* What to work on *
Give every line again exactly as it appears, please, but not the pictures.

* Data block *

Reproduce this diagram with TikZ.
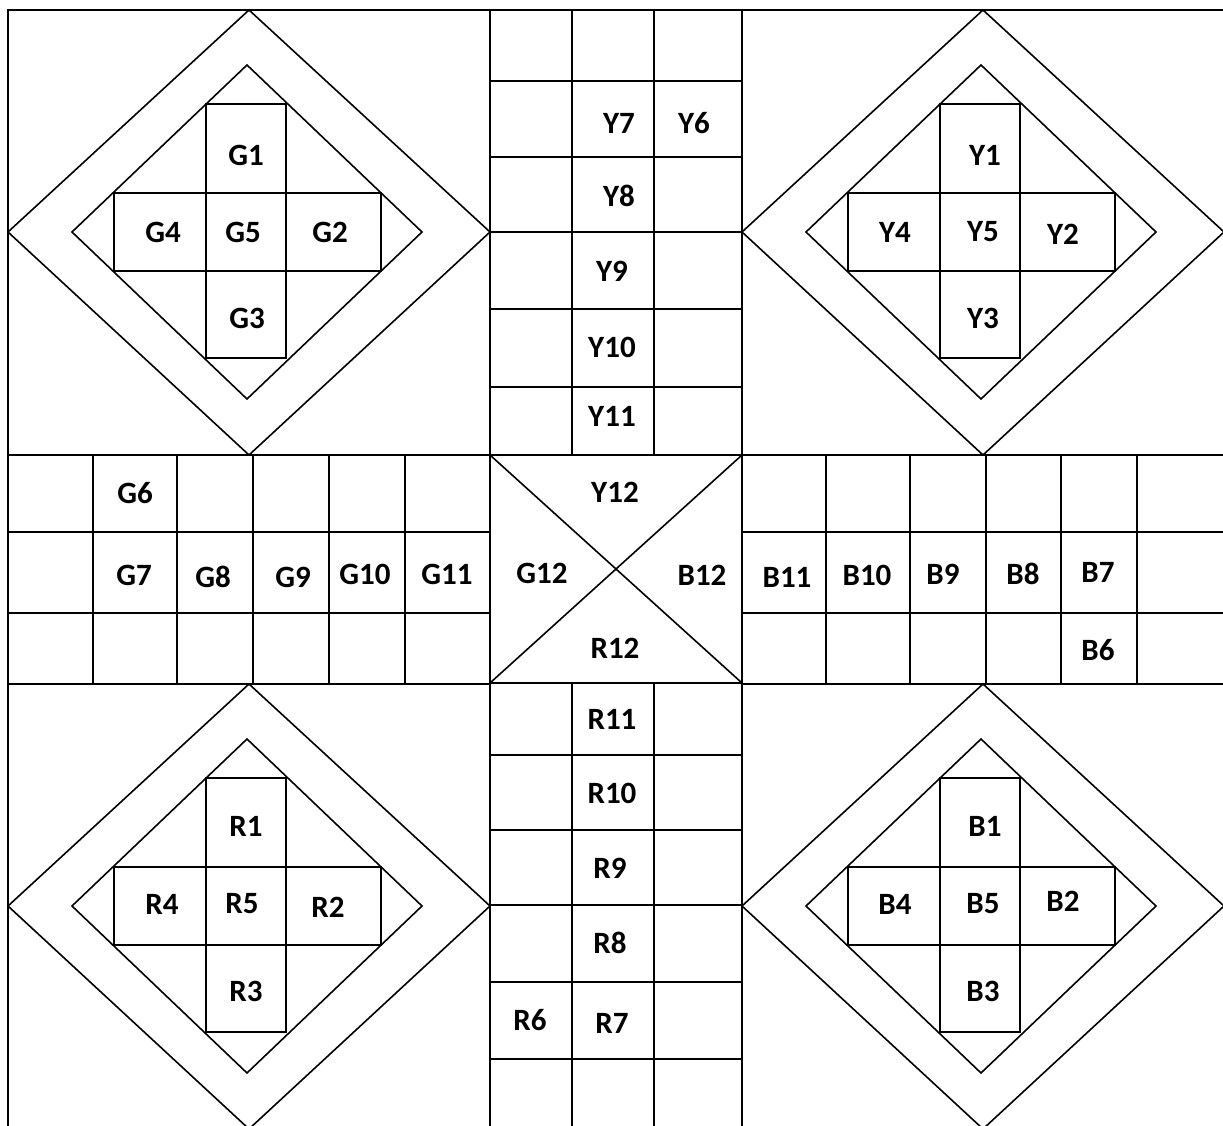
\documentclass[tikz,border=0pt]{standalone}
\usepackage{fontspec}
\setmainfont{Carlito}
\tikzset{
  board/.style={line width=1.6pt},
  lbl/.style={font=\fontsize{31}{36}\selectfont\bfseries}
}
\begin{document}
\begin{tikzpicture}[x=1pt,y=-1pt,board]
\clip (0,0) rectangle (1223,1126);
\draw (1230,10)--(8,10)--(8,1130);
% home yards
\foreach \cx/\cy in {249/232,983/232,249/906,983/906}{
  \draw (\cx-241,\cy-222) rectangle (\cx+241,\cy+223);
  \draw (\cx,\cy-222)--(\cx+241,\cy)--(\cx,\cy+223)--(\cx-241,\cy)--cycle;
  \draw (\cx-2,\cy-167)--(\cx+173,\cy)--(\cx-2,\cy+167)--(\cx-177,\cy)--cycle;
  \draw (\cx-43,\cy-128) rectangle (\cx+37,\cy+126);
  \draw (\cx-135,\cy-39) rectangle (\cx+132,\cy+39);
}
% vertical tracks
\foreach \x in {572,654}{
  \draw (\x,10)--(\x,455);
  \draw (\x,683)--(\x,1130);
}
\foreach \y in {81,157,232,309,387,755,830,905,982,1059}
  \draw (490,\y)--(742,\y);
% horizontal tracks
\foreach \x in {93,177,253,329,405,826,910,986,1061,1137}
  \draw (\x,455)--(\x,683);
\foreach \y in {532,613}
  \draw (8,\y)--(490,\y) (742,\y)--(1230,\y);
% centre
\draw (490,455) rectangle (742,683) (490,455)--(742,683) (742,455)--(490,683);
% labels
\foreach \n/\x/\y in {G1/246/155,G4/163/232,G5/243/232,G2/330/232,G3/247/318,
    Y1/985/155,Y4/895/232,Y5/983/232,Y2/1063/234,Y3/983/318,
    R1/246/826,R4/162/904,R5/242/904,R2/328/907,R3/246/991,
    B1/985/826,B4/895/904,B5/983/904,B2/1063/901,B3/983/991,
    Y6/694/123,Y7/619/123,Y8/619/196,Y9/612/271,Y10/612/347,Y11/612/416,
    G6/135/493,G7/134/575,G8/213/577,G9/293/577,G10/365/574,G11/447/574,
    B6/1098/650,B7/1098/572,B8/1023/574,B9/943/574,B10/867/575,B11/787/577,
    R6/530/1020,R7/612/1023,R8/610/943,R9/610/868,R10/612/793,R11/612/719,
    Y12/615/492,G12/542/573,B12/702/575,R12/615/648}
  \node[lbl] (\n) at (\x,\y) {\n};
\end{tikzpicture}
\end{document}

* Result *
Reproduce this diagram with TikZ.
\documentclass[tikz,border=0pt]{standalone}
\usepackage{fontspec}
\setmainfont{Carlito}
\tikzset{
  board/.style={line width=1.6pt},
  lbl/.style={font=\fontsize{31}{36}\selectfont\bfseries}
}
\begin{document}
\begin{tikzpicture}[x=1pt,y=-1pt,board]
\clip (0,0) rectangle (1223,1126);
\draw (1230,10)--(8,10)--(8,1130);
% home yards
\foreach \cx/\cy in {249/232,983/232,249/906,983/906}{
  \draw (\cx-241,\cy-222) rectangle (\cx+241,\cy+223);
  \draw (\cx,\cy-222)--(\cx+241,\cy)--(\cx,\cy+223)--(\cx-241,\cy)--cycle;
  \draw (\cx-2,\cy-167)--(\cx+173,\cy)--(\cx-2,\cy+167)--(\cx-177,\cy)--cycle;
  \draw (\cx-43,\cy-128) rectangle (\cx+37,\cy+126);
  \draw (\cx-135,\cy-39) rectangle (\cx+132,\cy+39);
}
% vertical tracks
\foreach \x in {572,654}{
  \draw (\x,10)--(\x,455);
  \draw (\x,683)--(\x,1130);
}
\foreach \y in {81,157,232,309,387,755,830,905,982,1059}
  \draw (490,\y)--(742,\y);
% horizontal tracks
\foreach \x in {93,177,253,329,405,826,910,986,1061,1137}
  \draw (\x,455)--(\x,683);
\foreach \y in {532,613}
  \draw (8,\y)--(490,\y) (742,\y)--(1230,\y);
% centre
\draw (490,455) rectangle (742,683) (490,455)--(742,683) (742,455)--(490,683);
% labels
\foreach \n/\x/\y in {G1/246/155,G4/163/232,G5/243/232,G2/330/232,G3/247/318,
    Y1/985/155,Y4/895/232,Y5/983/232,Y2/1063/234,Y3/983/318,
    R1/246/826,R4/162/904,R5/242/904,R2/328/907,R3/246/991,
    B1/985/826,B4/895/904,B5/983/904,B2/1063/901,B3/983/991,
    Y6/694/123,Y7/619/123,Y8/619/196,Y9/612/271,Y10/612/347,Y11/612/416,
    G6/135/493,G7/134/575,G8/213/577,G9/293/577,G10/365/574,G11/447/574,
    B6/1098/650,B7/1098/572,B8/1023/574,B9/943/574,B10/867/575,B11/787/577,
    R6/530/1020,R7/612/1023,R8/610/943,R9/610/868,R10/612/793,R11/612/719,
    Y12/615/492,G12/542/573,B12/702/575,R12/615/648}
  \node[lbl] (\n) at (\x,\y) {\n};
\end{tikzpicture}
\end{document}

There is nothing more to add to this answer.